When creating a Coordinator object(internal layer), we need to initialize the state code of the node object for avoiding illegal access to state code and grpc calls.

Coordinator startup process (internal layer)

For the Coordinator node, it is necessary to connect to the services of multiple nodes, and these nodes may go online and offline frequently, and at the same time, avoid connecting inactive Nodes. At the same time, the Coordinator node may also depend on other coordinators.

  1. Initialize state code when NewServer().
  2. ClientManager adds Coordinator service dependency. Take QueryCoord as an example to add a dependency on RootCoordinator. ClientManager obtains the required RootCoordinator service address from etcd. If the service has been registered and the address is successfully obtained, the grpc connection is established. If the grpc connection can not be established, then enter the retry logic, retry 3 times, each 30 seconds, and still fail after 3 retries, then give up and retry, but do not panic, mark RootCoordinator offline, and expect to re-trigger the link to RootCoordinator through etcd Add event in the future.
  3. The ClientManager processes the services of the Node that already exists in the meta. Taking QueryCoord as an example, ClientManager obtains the service address of the existing QueryNode from etcd, and opens a separate coroutine for each QueryNode to process it.
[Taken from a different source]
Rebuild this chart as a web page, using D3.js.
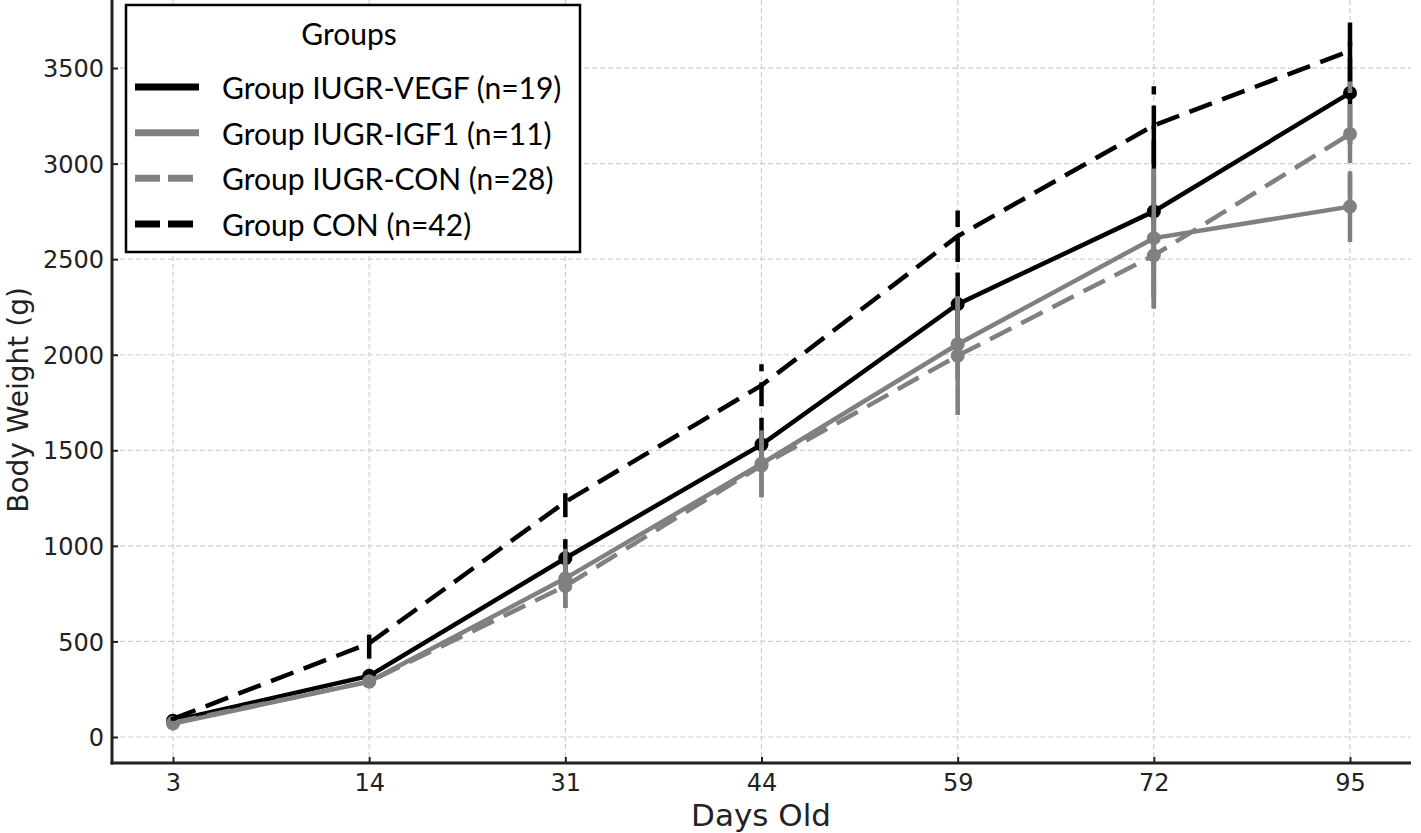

The processing logic is as follows: Get the address, try to establish a grpc link, if the grpc connection can not be established, retry 3 times, each 30 seconds, if the connection fails, give up processing, if the connection is successful, create the corresponding Client, and add the Client to the ClientManager.
  4. Register its own service address with etcd from its own session
  5. Set statecode to Healthy


Test Plan

The unittest will be added to test the ClientManager to test whether the connection can be reacted quickly.
And the recovery test will be tested with existing problem issue #5976 #6098 #6110 #6236.